The hardest part of building a watch is not technical. It is psychological. A forecast says one thing and lets you stop thinking. A watch says four things and forces you to keep thinking. Most organizations would rather be wrong with confidence than right with effort. The stewards who endure are the ones who learn early that the effort is the point.
A forecast says one thing and lets you stop thinking. A watch says four things and forces you to keep thinking.
The three failures of forecast-only thinking
The first is brittleness. A single forecast is a single bet. When it loses, the entire planning apparatus loses with it. There is no second position to fall back into, because no second position was ever held in view. The organization scrambles, re-forecasts on the back of a napkin, and explains the miss to the board in language that is half apology and half rebrand.

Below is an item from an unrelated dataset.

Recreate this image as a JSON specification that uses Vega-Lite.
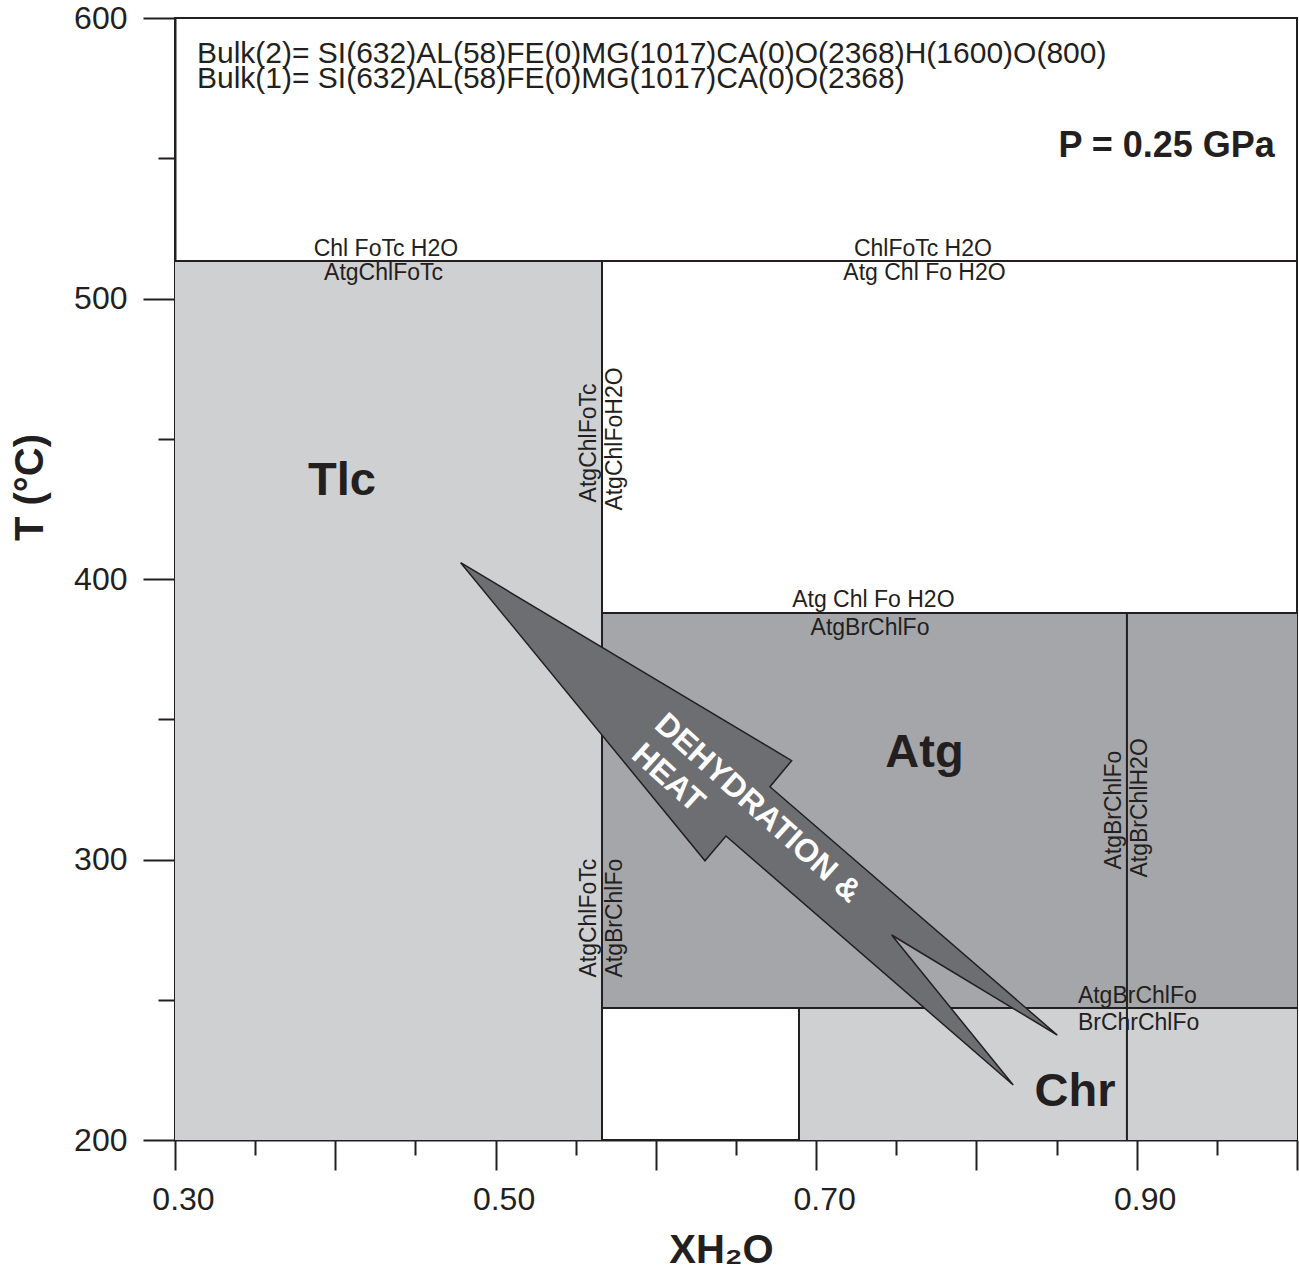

The second is lateness. Forecasts update on a calendar. The world updates on its own schedule. By the time the quarterly forecast catches the new reality, the new reality has been moving for ninety days. The competitor that built a watch saw the shift at week four and was already adjusting at week six. The forecast-only company gets the news at week thirteen and calls it a surprise.
The third is narrative capture. A forecast becomes a story the organization tells itself about who it is and where it is going. Stories are sticky. Once told, they are hard to revise. The signals that contradict the story get explained away, then ignored, then disbelieved. The signals that confirm the story get amplified. The watch — properly built — interrupts that loop, because it is designed to surface dissonance rather than smooth it.

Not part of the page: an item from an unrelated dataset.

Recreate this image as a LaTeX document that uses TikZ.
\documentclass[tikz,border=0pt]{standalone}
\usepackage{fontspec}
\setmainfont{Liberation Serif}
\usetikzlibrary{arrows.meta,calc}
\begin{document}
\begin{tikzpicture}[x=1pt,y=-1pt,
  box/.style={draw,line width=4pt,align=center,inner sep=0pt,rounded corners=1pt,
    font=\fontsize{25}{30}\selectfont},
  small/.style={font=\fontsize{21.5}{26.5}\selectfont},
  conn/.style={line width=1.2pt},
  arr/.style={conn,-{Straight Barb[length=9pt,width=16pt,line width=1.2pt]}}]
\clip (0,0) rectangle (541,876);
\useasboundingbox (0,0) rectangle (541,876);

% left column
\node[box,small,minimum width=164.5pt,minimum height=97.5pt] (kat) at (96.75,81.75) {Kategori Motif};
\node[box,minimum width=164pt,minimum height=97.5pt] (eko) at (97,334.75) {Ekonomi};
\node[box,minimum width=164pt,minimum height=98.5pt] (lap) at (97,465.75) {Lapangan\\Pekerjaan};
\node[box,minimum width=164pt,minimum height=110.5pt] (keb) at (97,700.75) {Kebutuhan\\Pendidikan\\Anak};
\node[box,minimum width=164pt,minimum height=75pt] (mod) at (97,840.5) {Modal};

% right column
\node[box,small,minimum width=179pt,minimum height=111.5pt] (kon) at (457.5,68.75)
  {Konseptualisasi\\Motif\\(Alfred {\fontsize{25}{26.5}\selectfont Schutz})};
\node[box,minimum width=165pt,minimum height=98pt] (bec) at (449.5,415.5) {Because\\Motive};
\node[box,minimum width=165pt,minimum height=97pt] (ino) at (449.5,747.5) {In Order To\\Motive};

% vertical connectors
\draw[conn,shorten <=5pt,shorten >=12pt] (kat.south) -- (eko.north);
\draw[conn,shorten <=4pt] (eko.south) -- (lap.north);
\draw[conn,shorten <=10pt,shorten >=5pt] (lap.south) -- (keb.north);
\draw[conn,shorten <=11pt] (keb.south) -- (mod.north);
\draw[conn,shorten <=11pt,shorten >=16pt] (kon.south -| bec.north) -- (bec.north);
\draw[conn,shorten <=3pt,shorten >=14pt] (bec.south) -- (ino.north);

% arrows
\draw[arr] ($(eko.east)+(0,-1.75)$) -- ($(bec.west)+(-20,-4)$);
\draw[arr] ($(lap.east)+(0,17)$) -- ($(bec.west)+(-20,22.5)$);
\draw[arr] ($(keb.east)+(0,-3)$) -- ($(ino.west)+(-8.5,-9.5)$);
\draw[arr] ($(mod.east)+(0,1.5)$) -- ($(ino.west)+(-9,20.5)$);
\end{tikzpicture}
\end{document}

What changes when an organization watches
A board that has watched together for a year does not have the same conversations as a board that has only forecasted. The questions sharpen. The arguments shift from what is the number to what is the number telling us about which assumptions are still holding. The CFO becomes less of a scorekeeper and more of an interpreter. The CEO stops being surprised by the same kind of thing twice.
Capital allocation gets earlier. Hiring gets calibrated to the scenario the company is actually most exposed to rather than the one it most wishes were arriving. Risk surface becomes a real artifact rather than a slide in the appendix. Strategic priorities stop migrating quarterly because the organization can finally see which priorities the world is actually reinforcing.
None of this is mystical. It is what happens when a forecast is supplemented — not replaced — by a continuous reading of the underlying signals. The forecast still sets the budget. The watch keeps the budget honest.
The discipline arrives now
A watch was once impossibly expensive to maintain. It required a McKinsey engagement, or a Royal Dutch Shell scenario team, or a CFO with thirty years of pattern recognition and the institutional authority to act on it. The math behind a continuous read of a hundred signals against a calibrated scenario library was not the bottleneck. The labor was.
The labor is no longer the bottleneck. Model-driven reasoning has collapsed the cost of holding a business in context and reading the world against it. What used to require a team of analysts now runs as a subscription. The instrument has arrived. The discipline that the instrument serves has been waiting for it.
The companies that learn to watch — not instead of forecasting, but alongside it — will outlast the ones that did not. The ones that try to keep forecasting their way through the next five years will be readable from a long way off. They will be the ones whose boards keep getting surprised by things that, in retrospect, were moving in plain sight for months.
A forecast is a sentence. A watch is a discipline. Most organizations have written the sentence many times. The ones that learn to keep the discipline are the ones who will still be writing sentences worth reading in 2031.